╔══
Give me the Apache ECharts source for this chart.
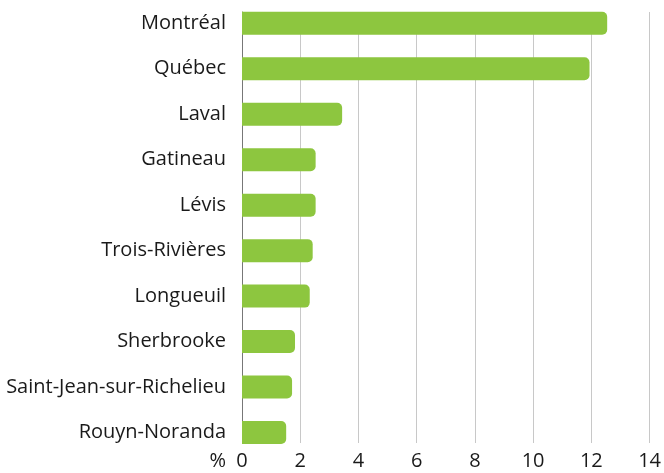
<!DOCTYPE html>
<html><head><meta charset="utf-8">
<script src="https://cdn.jsdelivr.net/npm/echarts@6/dist/echarts.min.js"></script>
<style>html,body{margin:0;padding:0;background:#fff}#c{width:664px;height:473px}</style>
</head><body><div id="c"></div>
<script>
const categories = ['Montréal','Québec','Laval','Gatineau','Lévis','Trois-Rivières','Longueuil','Sherbrooke','Saint-Jean-sur-Richelieu','Rouyn-Noranda'];
const values = [12.4, 11.8, 3.4, 2.5, 2.5, 2.4, 2.3, 1.8, 1.7, 1.5];
const tickLabels = ['0','2','4','6','8','10','12','14'];
const unitLabel = '%';

const font = 'Open Sans';
const chart = echarts.init(document.getElementById('c'));
chart.setOption({
  animation: false,
  grid: [
    {left: 242, right: 9.7, top: 0.6, bottom: 17.8},
    {left: 242, right: 9.7, top: 12, bottom: 30}
  ],
  xAxis: [
    {gridIndex: 0, type: 'value', min: 0, max: 14, interval: 2, show: false},
    {gridIndex: 1, type: 'value', min: 0, max: 14, interval: 2,
     axisLine: {show: false}, axisTick: {show: false},
     splitLine: {show: true, lineStyle: {color: '#c8c8c8', width: 1}},
     axisLabel: {color: '#1a1a1a', fontFamily: font, fontSize: 20, margin: 8,
       formatter: (v) => tickLabels[Math.round(v / 2)]},
     name: unitLabel, nameLocation: 'start', nameGap: 16,
     nameTextStyle: {color: '#1a1a1a', fontFamily: font, fontSize: 20, verticalAlign: 'top', padding: [8, 0, 0, 0]}
    }
  ],
  yAxis: [
    {gridIndex: 0, type: 'category', data: categories, inverse: true,
     axisLine: {show: false}, axisTick: {show: false},
     axisLabel: {color: '#1a1a1a', fontFamily: font, fontSize: 20, margin: 16}},
    {gridIndex: 1, type: 'value', min: 0, max: 1, axisLabel: {show: false}, axisTick: {show: false},
     splitLine: {show: false}, axisLine: {show: true, lineStyle: {color: '#777', width: 1}}}
  ],
  series: [{
    type: 'bar', xAxisIndex: 0, yAxisIndex: 0, data: values,
    barWidth: 23, z: 3,
    itemStyle: {color: '#8dc63f', borderRadius: [0, 5, 5, 0]}
  }]
});
</script></body></html>
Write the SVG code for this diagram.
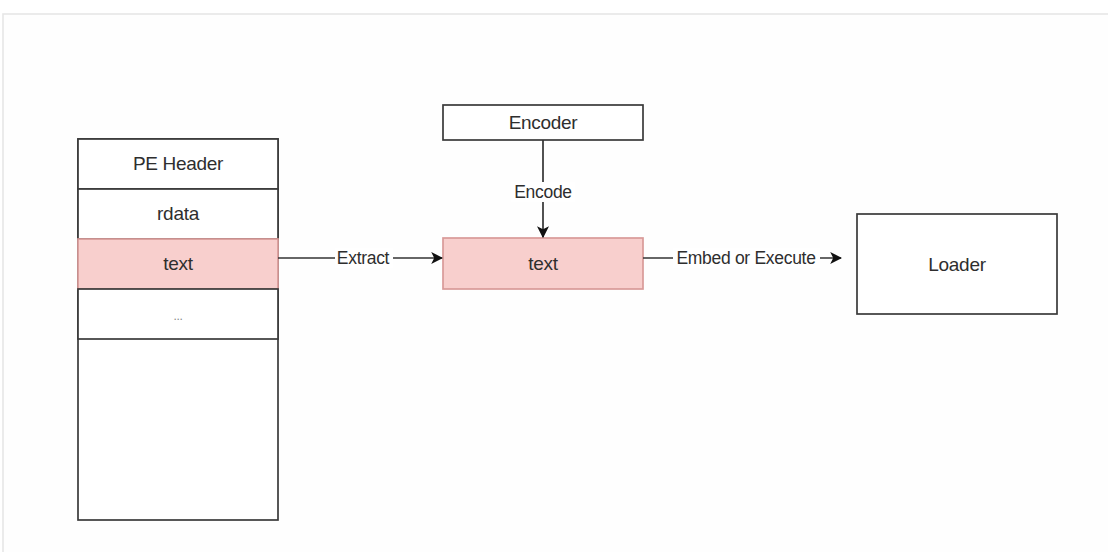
╚══
### GIVEN REQUEST
From the entries above, select each line containing the string "this".

### THE OUTPUT
Give me the Apache ECharts source for this chart.
Write the SVG code for this diagram.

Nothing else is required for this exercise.